Big Analytics Roundup (June 13, 2016)
Spark Summit 2016 met last week in SFO. There were many cool things; I will publish a separate report when presentations and videos are available.
KDnuggets releases results of its annual poll on data science software. Key findings:
- Python use is up 51%, almost catches up to R, the #1 choice.
- Excel and Tableau usage are up 47% and 49%, respectively.
- Spark usage is up 91%, overtakes Hadoop.
- SAS is down big time, drops from the top ten.
Tim Spann recaps the week in Hadoop.
Spark Summit: Roundup of Roundups
— On the Databricks blog, Wayne Chan, Dave Wang, Jules Damji and Denny Lee recap highlights from the Summit.
— Jessica Davis rounds up the highlights.
— Jack Vaughan surrounds the story, quotes some old guy.
— Sam Dean summarizes what you need to know.
— Alex Handy collects the key bits.
CFPs and Competitions
— Flink Forward 2016, Berlin, September 12-14 (due June 30)
— Parkinson’s Progression Markers Institute (PPMI) 2016 Challenge (due September 7)
— Spark Summit Europe, Brussels, October 25-27 (closing date TBA)
Adrian Colyer summarizes a paper on identifying architectural debt in software.
— Deenar Torasker explains the new capabilities of HDFS.
— On his eponymous blog, Jesse Steinweg-Woods explains Gradient Boosted Trees with XGBoost in Python.
— Adam Warski explains how Kafka Streams fits into the stream processing landscape.
— H2O.ai’s Vinod Iyengar objects to what he calls the fragmentation of Spark support, correctly noting that Cloudera and Hortonworks support different versions of Spark in their distributions.

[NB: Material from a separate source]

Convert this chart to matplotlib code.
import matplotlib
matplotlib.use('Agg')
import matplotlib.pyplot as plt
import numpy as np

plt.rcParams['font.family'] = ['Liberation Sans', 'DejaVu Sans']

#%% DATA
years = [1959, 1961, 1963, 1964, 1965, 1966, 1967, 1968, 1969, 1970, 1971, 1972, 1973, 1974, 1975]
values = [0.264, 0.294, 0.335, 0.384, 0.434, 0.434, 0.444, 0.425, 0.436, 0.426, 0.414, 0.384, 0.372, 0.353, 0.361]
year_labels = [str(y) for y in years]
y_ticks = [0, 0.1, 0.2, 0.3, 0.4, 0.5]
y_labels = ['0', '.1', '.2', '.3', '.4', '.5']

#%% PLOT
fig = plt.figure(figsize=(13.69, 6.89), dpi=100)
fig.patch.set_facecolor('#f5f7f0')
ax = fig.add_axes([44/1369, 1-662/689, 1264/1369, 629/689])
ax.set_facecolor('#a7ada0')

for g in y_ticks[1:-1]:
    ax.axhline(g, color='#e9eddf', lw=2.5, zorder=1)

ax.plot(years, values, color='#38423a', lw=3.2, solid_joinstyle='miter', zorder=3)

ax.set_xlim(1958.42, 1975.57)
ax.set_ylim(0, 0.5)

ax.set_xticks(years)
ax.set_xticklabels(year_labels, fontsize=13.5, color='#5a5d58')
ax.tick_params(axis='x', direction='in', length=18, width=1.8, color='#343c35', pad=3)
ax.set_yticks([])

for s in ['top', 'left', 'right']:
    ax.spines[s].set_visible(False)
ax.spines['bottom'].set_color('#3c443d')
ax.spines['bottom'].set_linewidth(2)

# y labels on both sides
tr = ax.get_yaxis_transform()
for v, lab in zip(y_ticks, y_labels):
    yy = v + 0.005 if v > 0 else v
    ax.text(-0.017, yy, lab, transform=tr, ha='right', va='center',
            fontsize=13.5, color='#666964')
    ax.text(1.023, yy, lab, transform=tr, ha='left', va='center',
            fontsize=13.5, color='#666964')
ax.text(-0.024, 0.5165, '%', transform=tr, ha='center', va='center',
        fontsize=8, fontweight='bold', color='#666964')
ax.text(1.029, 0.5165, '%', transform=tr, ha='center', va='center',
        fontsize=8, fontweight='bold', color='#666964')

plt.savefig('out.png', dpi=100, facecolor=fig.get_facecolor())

Of course, nobody is obligated to use Spark with Cloudera and Hortonworks.
— From the Spark Summit on YouTube: Ben Lorica leads a panel discussion of incredibly smart and distinguished people, plus some old guy.
— Altiscale’s Barbara Lewis presents ten use cases for Big Data.
— Tim Wallis believes that AI will relieve boredom.
— Sam Dean touts Grappa, Drill and Kafka as successors to Spark. Grappa is going nowhere. Drill is great if all you want to do is SQL, and Kafka is great if all you want to do is streaming. Pro tip: there are no real-world analytic applications where all you want to do is streaming.
— Allen Downey opines that statistical tests are inflexible and opaque. Funny, my college roommate said the same thing when he flunked his Stat 101 mid-term.
Open Source Announcements
— Twitter donates DistributedLog to Apache.
— Microsoft announces general availability for its managed Spark service in HDInsight, and summer availability for the Spark pushdown capability in R Server. The company also announced PowerBI support for Spark Streaming, which is confusing for those who thought PowerBI already supported Spark Streaming.
— IBM announces limited preview of a managed service branded as the Data Science Experience. IBM is coy about the details; the service definitely includes Spark, Jupyter and RStudio, H2O and “curated data sets”, and may include other bits. The service itself looks promising, but IBM’s claim to offer the “first development environment for Apache Spark” is BS.
— In an oddly opaque press release, H2O announces that it is “working with” IBM. H2O is open source software, and IBM requires no permission from H2O.ai for use or distribution; presumably, H2O will offer support contracts to users. H2O.ai did not respond to request for comment.